Leaving our packs at the pass we nipped up Yuni-ishikari-dake and back to bag the first peak of the trip. Retrieving our bags, we then headed along the gently undulating ridge to the Buyo-numa camping spot, nestled in a wooded col next to a pond. It was empty; in fact we had seen only one other person all day. We dropped down to the stream below to refill water bottles amid a sea of yellow ezo-ryuginka (エゾリュウギンカ) flowers. Back up at the campsite the insects were out in force in the still air so after being bitten a few times we decided to head a couple of hundred meters back up the ridge. Other parties had clearly had the same idea as there were a few tent sites carefully cleared of stones. We chose one and pitched camp, careful not to disturb any vegetation. There was plenty of time to relax and enjoy the views before a hot meal and an early night.
We woke up early to a glorious sunrise. All around us peaks stood out sharply defined in the clear dawn light; to our south the valley and Tokachi Plain beyond was a sea of clouds. We enjoyed a leisurely breakfast then packed up. The dew soaked our trousers as we climbed up through low haimatsu ハイマツ pines and shrub birch into the high alpine zone. The final ridge and summit of Otofuke-yama were, for me, the most beautiful part of the walk, rocky underfoot, open and airy, and dotted with wildflowers including the tiny pink horse-heads of komakusa コマクサ. After a few minutes on top to take it all in we followed the ridge down to the trail junction below Ishikari-dake. It was getting hotter by now.

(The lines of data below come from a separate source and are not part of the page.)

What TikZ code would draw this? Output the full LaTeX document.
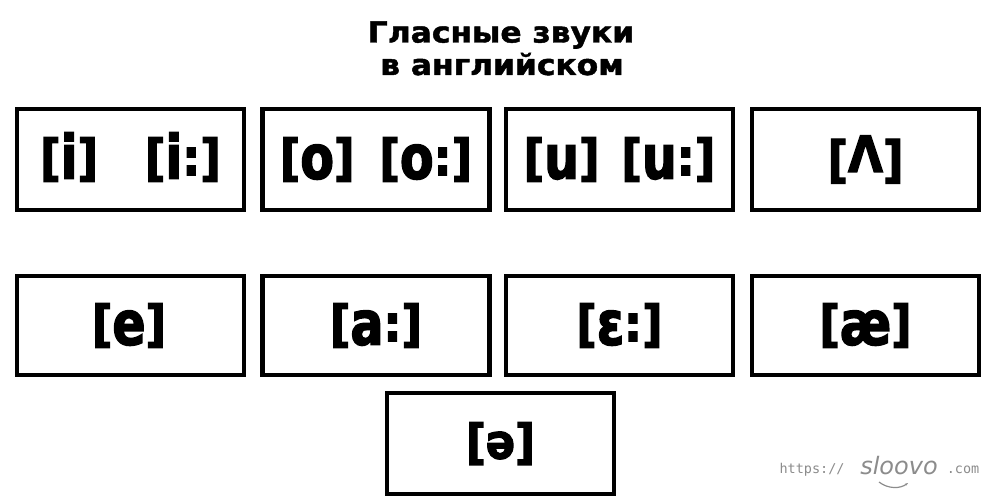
\documentclass[tikz,border=0pt]{standalone}
\usepackage{fontspec}
\usetikzlibrary{arrows.meta}
\setmainfont{DejaVu Sans}
\newfontfamily\wmmono{DejaVu Sans Mono}
\newfontfamily\ttlfont{DejaVu Sans Bold}[FakeStretch=1.08, FakeBold=1.5]
\newfontfamily\boxfont{DejaVu Sans Bold}[FakeStretch=0.9, FakeBold=2.5]
\newfontfamily\ltrfont{DejaVu Sans Bold}[FakeStretch=0.8, FakeBold=2.5]
\newcommand\bigltr[1]{\smash{\raisebox{-3.5pt}{\ltrfont\fontsize{61}{61}\selectfont #1}}}
\begin{document}
\begin{tikzpicture}[x=1pt,y=-1pt]
\useasboundingbox (0,0) rectangle (1000,500);
\fill[white] (0,0) rectangle (1000,500);
\tikzset{
  box/.style={draw, line width=4.5pt, minimum width=227pt, minimum height=101pt, inner sep=0pt,
    font=\boxfont\fontsize{50}{50}\selectfont},
  ttl/.style={anchor=base, inner sep=0pt, font=\ttlfont\fontsize{29}{33}\selectfont},
  wm/.style={text=black!45, inner sep=0pt, anchor=base}
}
\node[ttl] (t1) at (501,42.5) {Гласные звуки};
\node[ttl] (t2) at (502,75) {в английском};

\node[box] (b1) at (130.5,159.5) {[\bigltr{i}]\hspace{47pt}[\bigltr{i}:]};
\node[box] (b2) at (376,159.5) {[\bigltr{o}]\hspace{25pt}[\bigltr{o}:]};
\node[box] (b3) at (619.5,159.5) {[\bigltr{u}]\hspace{22pt}[\bigltr{u}:]};
\node[box] (b4) at (865.5,159.5) {[\raisebox{5pt}{Λ}]};

\node[box, minimum height=99pt] (c1) at (130.5,325.5) {\kern-3pt[\bigltr{e}]};
\node[box, minimum height=99pt] (c2) at (376,325.5) {[\bigltr{a}:]};
\node[box, minimum height=99pt] (c3) at (619.5,325.5) {[\bigltr{ɛ}:]};
\node[box, minimum height=99pt] (c4) at (865.5,325.5) {[\bigltr{æ}]};

\node[box, font=\boxfont\fontsize{48}{48}\selectfont] (d1) at (500.5,443.5) {[ə]};

\node[wm, font=\wmmono\fontsize{13.5}{14}\selectfont] (w1) at (812,473) {https://};
\node[wm, font=\fontsize{24}{24}\selectfont\itshape] (w2) at (899,474) {sloovo};
\node[wm, font=\wmmono\fontsize{13.5}{14}\selectfont] (w3) at (963,473) {.com};
\coordinate (s1) at (879,482);
\coordinate (s2) at (908,483);
\draw[black!45, line width=1.2pt, -{Stealth[length=3pt]}] (s1) .. controls (888,489) and (900,489) .. (s2);
\end{tikzpicture}
\end{document}
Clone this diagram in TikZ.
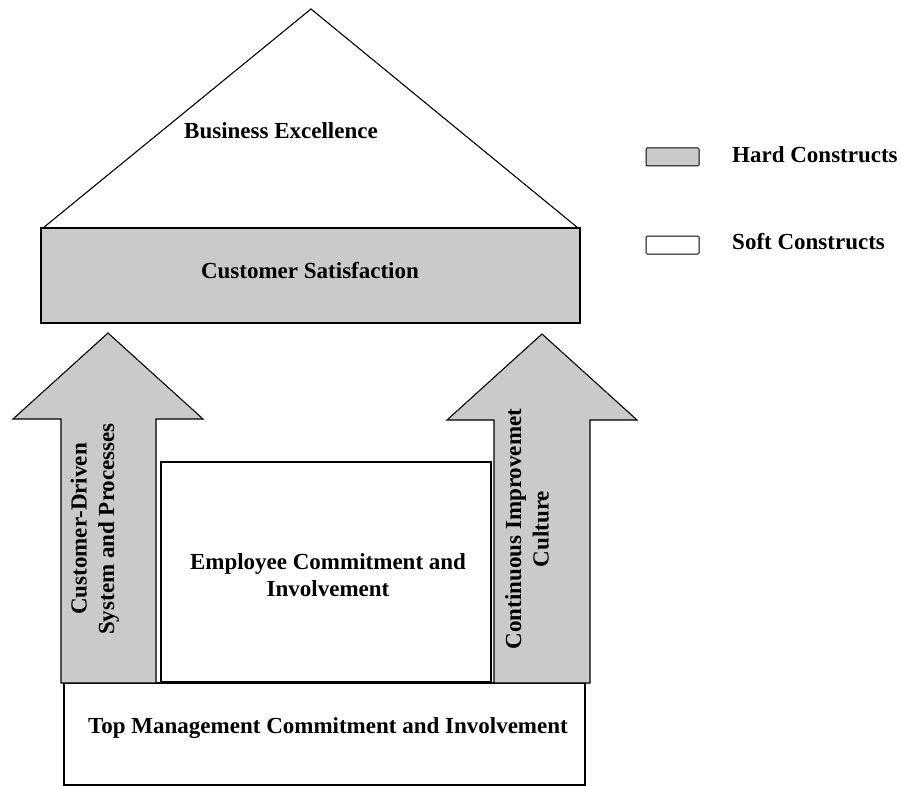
\documentclass[tikz,border=0pt]{standalone}
\usepackage{fontspec}
\setmainfont{Liberation Serif}
\definecolor{hardfill}{RGB}{202,202,202}
\begin{document}
\begin{tikzpicture}[x=1pt,y=-1pt,
  outline/.style={draw=black,line width=1.1pt,line join=miter},
  hard/.style={outline,fill=hardfill},
  soft/.style={outline,fill=white},
  lbl/.style={font=\fontsize{23}{27.5}\selectfont\bfseries,align=center,inner sep=0pt},
  keybox/.style={line width=1pt,draw=black,rounded corners=1pt}]
\useasboundingbox[fill=white] (0,0) rectangle (901,786);

% roof
\draw[outline,fill=white] (43,228) -- (311,9) -- (578,228);
\node[lbl] (excellence) at (281,131) {Business Excellence};

% customer satisfaction beam
\draw[hard] (41,228) rectangle (580,323);
\node[lbl] (satisfaction) at (310,271) {Customer Satisfaction};

% base: top management
\draw[soft] (64,683) rectangle (585,785);
\node[lbl] (topmgmt) at (328,728) {Top Management Commitment and Involvement};

% employee block
\draw[soft] (161,462) rectangle (491,682);
\node[lbl] (employee) at (328,575) {Employee Commitment and\\Involvement};

% left pillar arrow
\draw[hard] (61,683) -- (61,419) -- (13,419) -- (108,333) -- (203,419)
  -- (156,419) -- (156,683) -- cycle;
\node[lbl,rotate=90] (customerdriven) at (95,529)
  {Customer-Driven\\System and Processes};

% right pillar arrow
\draw[hard] (494,683) -- (494,420) -- (447,420) -- (542,334) -- (637,420)
  -- (590,420) -- (590,683) -- cycle;
\node[lbl,rotate=90] (improvement) at (527,529)
  {Continuous Improvemet\\Culture};

% key
\draw[keybox,fill=hardfill] (646,148) rectangle (699,166);
\node[lbl,anchor=west] (hardkey) at (732,155) {Hard Constructs};
\draw[keybox,fill=white] (646,236) rectangle (699,254);
\node[lbl,anchor=west] (softkey) at (732,242) {Soft Constructs};
\end{tikzpicture}
\end{document}
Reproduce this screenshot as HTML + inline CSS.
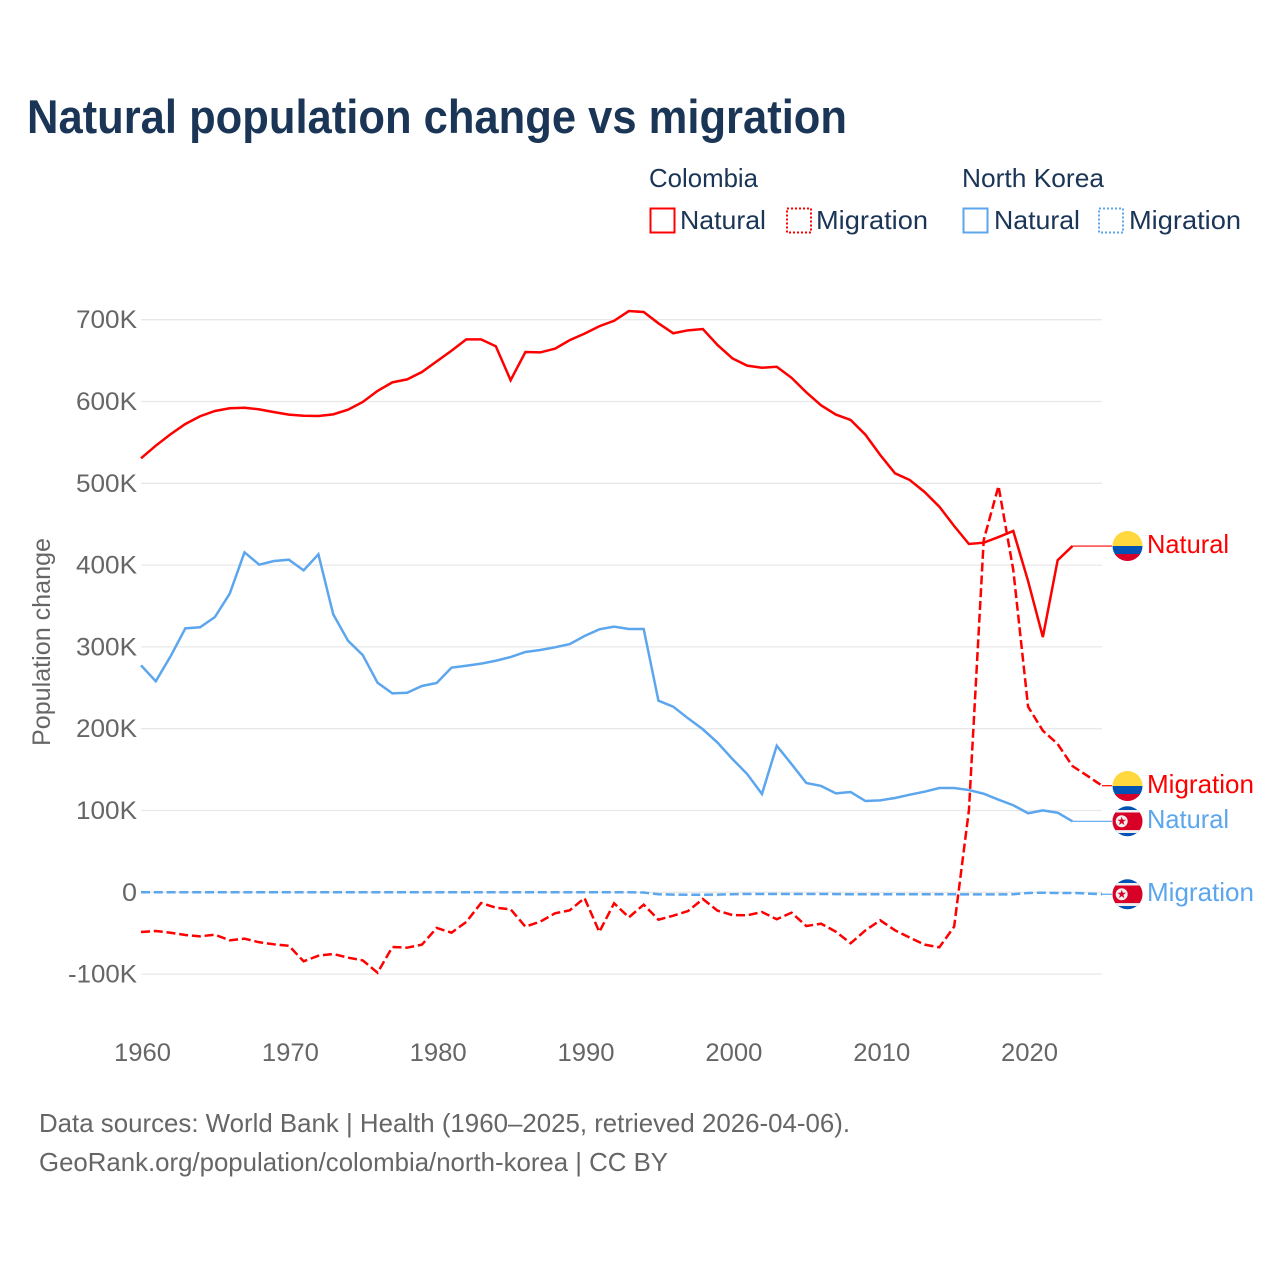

We took a break for a brew at the junction, then left our packs and headed up. Unhampered by any load we floated up in about half an hour. Here and there freshly disturbed patches of earth among the flowers showed us a bear had recently been foraging. We passed the official summit marker and continued along the narrow ridge to the true summit, enjoying the spectacular views over to Nipesotsu on one side and Daisetsusan and the Tokachi range on the other. On returning to the marker post we chatted to the two other people there, one of them a sprightly chap in his seventies. Both had come up the Schneider Course. It’s really tough, they said. Umm, we thought.
The descent lived up to its reputation. At one point Jeff inexplicably launched into a nosedive over a precipice only to be saved from disaster by the tangled branches of a haimatsu ハイマツ pine. He was lucky to get away with just a strained shoulder. As for me, when we finally reached the bottom my left knee was throbbing ominously. By this time the poor Herr Schneider’s ears must have been buzzing from our rather unkind remarks – a bit unfair in retrospect, apparently he was a military advisor who taught skiing to local conscripts back in the early days. Fortunately, a kind lady who had come down just before us offered us a lift back along the forest road to our car, saving us at least another couple of kilometers of walking. Deciding to head back to Sapporo via Obihiro meant that Nukabira Onsen was the next destination in order to wash off the grime and soak our respective sore limbs. Lost salts and fluids were later replenished with a fine dinner at the ramen place in Shimizu at the foot of Nissho Pass.